**Recorded information**
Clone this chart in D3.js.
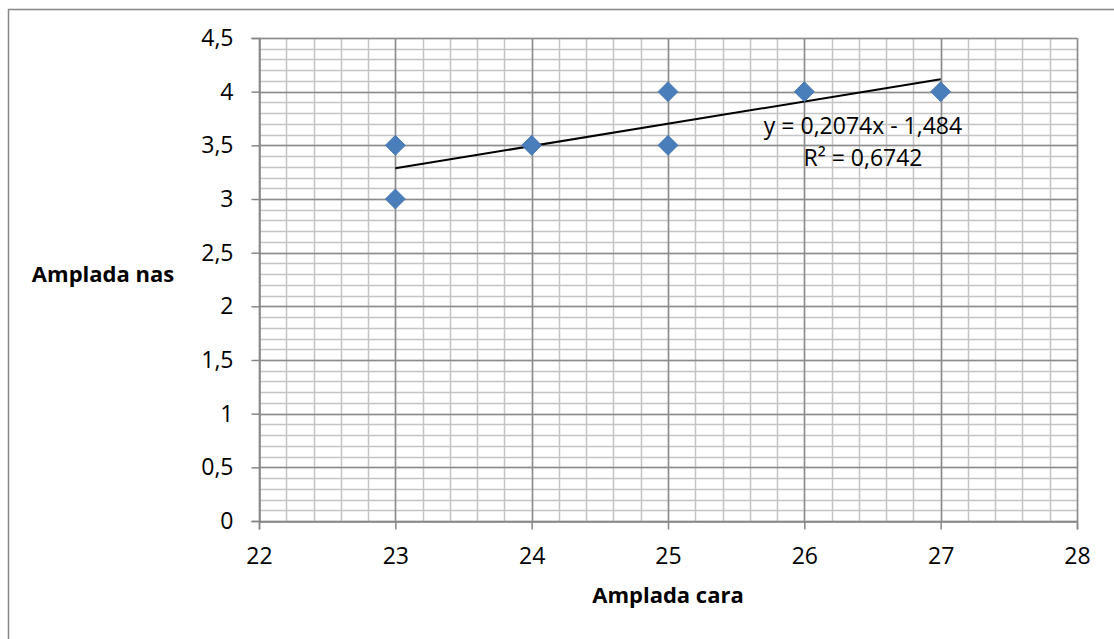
<!DOCTYPE html>
<html>
<head>
<meta charset="utf-8">
<script src="https://cdn.jsdelivr.net/npm/d3@7"></script>
<style>
  html, body { margin: 0; padding: 0; background: #fff; }
  svg { display: block; }
  text { font-family: "Open Sans", Lato, sans-serif; fill: #000; }
</style>
</head>
<body>
<svg id="chart" width="1114" height="639"></svg>
<script>
// ---- data ----
const xValues = [23, 23, 24, 25, 25, 26, 27];
const yValues = [3.5, 3, 3.5, 4, 3.5, 4, 4];
const xTicks = [22, 23, 24, 25, 26, 27, 28];
const yTicks = [0, 0.5, 1, 1.5, 2, 2.5, 3, 3.5, 4, 4.5];
const trendSlope = 0.2074;
const trendIntercept = -1.484;
const trendRange = [23, 27];
const equationLabels = ["y = 0,2074x - 1,484", "R² = 0,6742"];
const xTitle = "Amplada cara";
const yTitle = "Amplada nas";

// ---- layout ----
const svg = d3.select("#chart");
const L = 259, R = 1077, T = 38, B = 521;
const x = d3.scaleLinear().domain([22, 28]).range([L, R]);
const y = d3.scaleLinear().domain([0, 4.5]).range([B, T]);
const fmt = d => String(d).replace(".", ",");
const FONT = "'Open Sans', Lato, sans-serif";
const FS = 23, FSB = 22;

// outer chart border
svg.append("rect").attr("x", 8.5).attr("y", 9.5).attr("width", 1130).attr("height", 660)
  .attr("fill", "none").attr("stroke", "#868686").attr("stroke-width", 1.5);

// minor grid
const minorX = d3.range(22, 28.001, 0.2);
const minorY = d3.range(0, 4.5001, 0.1);
const grid = svg.append("g");
grid.selectAll("line.mx").data(minorX).join("line")
  .attr("x1", d => Math.round(x(d)) + 0.5).attr("x2", d => Math.round(x(d)) + 0.5)
  .attr("y1", T).attr("y2", B).attr("stroke", "#c4c4c4").attr("stroke-width", 1.5);
grid.selectAll("line.my").data(minorY).join("line")
  .attr("y1", d => Math.round(y(d)) + 0.5).attr("y2", d => Math.round(y(d)) + 0.5)
  .attr("x1", L).attr("x2", R).attr("stroke", "#c4c4c4").attr("stroke-width", 1.5);
// major grid
grid.selectAll("line.Mx").data(xTicks).join("line")
  .attr("x1", d => Math.round(x(d)) + 0.5).attr("x2", d => Math.round(x(d)) + 0.5)
  .attr("y1", T).attr("y2", B).attr("stroke", "#8c8c8c").attr("stroke-width", 1.5);
grid.selectAll("line.My").data(yTicks).join("line")
  .attr("y1", d => Math.round(y(d)) + 0.5).attr("y2", d => Math.round(y(d)) + 0.5)
  .attr("x1", L).attr("x2", R).attr("stroke", "#8c8c8c").attr("stroke-width", 1.5);

// axes
const xAxis = svg.append("g").attr("transform", `translate(0,${B + 0.5})`)
  .call(d3.axisBottom(x).tickValues(xTicks).tickFormat(fmt).tickSize(8).tickPadding(18));
const yAxis = svg.append("g").attr("transform", `translate(${L + 0.5},0)`)
  .call(d3.axisLeft(y).tickValues(yTicks).tickFormat(fmt).tickSize(8).tickPadding(18));
[xAxis, yAxis].forEach(a => {
  a.selectAll("path.domain").attr("stroke", "#868686").attr("stroke-width", 1.5);
  a.selectAll(".tick line").attr("stroke", "#868686").attr("stroke-width", 1.5);
  a.selectAll(".tick text").attr("font-family", FONT).attr("font-size", FS).attr("fill", "#000");
});

// trendline
svg.append("line")
  .attr("x1", x(trendRange[0])).attr("y1", y(trendSlope * trendRange[0] + trendIntercept))
  .attr("x2", x(trendRange[1])).attr("y2", y(trendSlope * trendRange[1] + trendIntercept))
  .attr("stroke", "#000").attr("stroke-width", 2);

// points
const pts = xValues.map((v, i) => [v, yValues[i]]);
svg.append("g").selectAll("path").data(pts).join("path")
  .attr("transform", d => `translate(${x(d[0])},${y(d[1])})`)
  .attr("d", "M0,-10L10,0L0,10L-10,0Z")
  .attr("fill", "#4a7ebb").attr("stroke", "#4172b0").attr("stroke-width", 0.8);

// equation labels
svg.append("g").selectAll("text").data(equationLabels).join("text")
  .attr("x", 863).attr("y", (d, i) => 134 + i * 32)
  .attr("text-anchor", "middle").attr("font-size", FS).text(d => d);

// titles
svg.append("text").attr("x", 668).attr("y", 603).attr("text-anchor", "middle")
  .attr("font-weight", "bold").attr("font-size", FSB).text(xTitle);
svg.append("text").attr("x", 103).attr("y", 282).attr("text-anchor", "middle")
  .attr("font-weight", "bold").attr("font-size", FSB).text(yTitle);
</script>
</body>
</html>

**Task to complete**
Write the listing out a second time exactly, dropping all images.

**The response**
Clone this chart in D3.js.
<!DOCTYPE html>
<html>
<head>
<meta charset="utf-8">
<script src="https://cdn.jsdelivr.net/npm/d3@7"></script>
<style>
  html, body { margin: 0; padding: 0; background: #fff; }
  svg { display: block; }
  text { font-family: "Open Sans", Lato, sans-serif; fill: #000; }
</style>
</head>
<body>
<svg id="chart" width="1114" height="639"></svg>
<script>
// ---- data ----
const xValues = [23, 23, 24, 25, 25, 26, 27];
const yValues = [3.5, 3, 3.5, 4, 3.5, 4, 4];
const xTicks = [22, 23, 24, 25, 26, 27, 28];
const yTicks = [0, 0.5, 1, 1.5, 2, 2.5, 3, 3.5, 4, 4.5];
const trendSlope = 0.2074;
const trendIntercept = -1.484;
const trendRange = [23, 27];
const equationLabels = ["y = 0,2074x - 1,484", "R² = 0,6742"];
const xTitle = "Amplada cara";
const yTitle = "Amplada nas";

// ---- layout ----
const svg = d3.select("#chart");
const L = 259, R = 1077, T = 38, B = 521;
const x = d3.scaleLinear().domain([22, 28]).range([L, R]);
const y = d3.scaleLinear().domain([0, 4.5]).range([B, T]);
const fmt = d => String(d).replace(".", ",");
const FONT = "'Open Sans', Lato, sans-serif";
const FS = 23, FSB = 22;

// outer chart border
svg.append("rect").attr("x", 8.5).attr("y", 9.5).attr("width", 1130).attr("height", 660)
  .attr("fill", "none").attr("stroke", "#868686").attr("stroke-width", 1.5);

// minor grid
const minorX = d3.range(22, 28.001, 0.2);
const minorY = d3.range(0, 4.5001, 0.1);
const grid = svg.append("g");
grid.selectAll("line.mx").data(minorX).join("line")
  .attr("x1", d => Math.round(x(d)) + 0.5).attr("x2", d => Math.round(x(d)) + 0.5)
  .attr("y1", T).attr("y2", B).attr("stroke", "#c4c4c4").attr("stroke-width", 1.5);
grid.selectAll("line.my").data(minorY).join("line")
  .attr("y1", d => Math.round(y(d)) + 0.5).attr("y2", d => Math.round(y(d)) + 0.5)
  .attr("x1", L).attr("x2", R).attr("stroke", "#c4c4c4").attr("stroke-width", 1.5);
// major grid
grid.selectAll("line.Mx").data(xTicks).join("line")
  .attr("x1", d => Math.round(x(d)) + 0.5).attr("x2", d => Math.round(x(d)) + 0.5)
  .attr("y1", T).attr("y2", B).attr("stroke", "#8c8c8c").attr("stroke-width", 1.5);
grid.selectAll("line.My").data(yTicks).join("line")
  .attr("y1", d => Math.round(y(d)) + 0.5).attr("y2", d => Math.round(y(d)) + 0.5)
  .attr("x1", L).attr("x2", R).attr("stroke", "#8c8c8c").attr("stroke-width", 1.5);

// axes
const xAxis = svg.append("g").attr("transform", `translate(0,${B + 0.5})`)
  .call(d3.axisBottom(x).tickValues(xTicks).tickFormat(fmt).tickSize(8).tickPadding(18));
const yAxis = svg.append("g").attr("transform", `translate(${L + 0.5},0)`)
  .call(d3.axisLeft(y).tickValues(yTicks).tickFormat(fmt).tickSize(8).tickPadding(18));
[xAxis, yAxis].forEach(a => {
  a.selectAll("path.domain").attr("stroke", "#868686").attr("stroke-width", 1.5);
  a.selectAll(".tick line").attr("stroke", "#868686").attr("stroke-width", 1.5);
  a.selectAll(".tick text").attr("font-family", FONT).attr("font-size", FS).attr("fill", "#000");
});

// trendline
svg.append("line")
  .attr("x1", x(trendRange[0])).attr("y1", y(trendSlope * trendRange[0] + trendIntercept))
  .attr("x2", x(trendRange[1])).attr("y2", y(trendSlope * trendRange[1] + trendIntercept))
  .attr("stroke", "#000").attr("stroke-width", 2);

// points
const pts = xValues.map((v, i) => [v, yValues[i]]);
svg.append("g").selectAll("path").data(pts).join("path")
  .attr("transform", d => `translate(${x(d[0])},${y(d[1])})`)
  .attr("d", "M0,-10L10,0L0,10L-10,0Z")
  .attr("fill", "#4a7ebb").attr("stroke", "#4172b0").attr("stroke-width", 0.8);

// equation labels
svg.append("g").selectAll("text").data(equationLabels).join("text")
  .attr("x", 863).attr("y", (d, i) => 134 + i * 32)
  .attr("text-anchor", "middle").attr("font-size", FS).text(d => d);

// titles
svg.append("text").attr("x", 668).attr("y", 603).attr("text-anchor", "middle")
  .attr("font-weight", "bold").attr("font-size", FSB).text(xTitle);
svg.append("text").attr("x", 103).attr("y", 282).attr("text-anchor", "middle")
  .attr("font-weight", "bold").attr("font-size", FSB).text(yTitle);
</script>
</body>
</html>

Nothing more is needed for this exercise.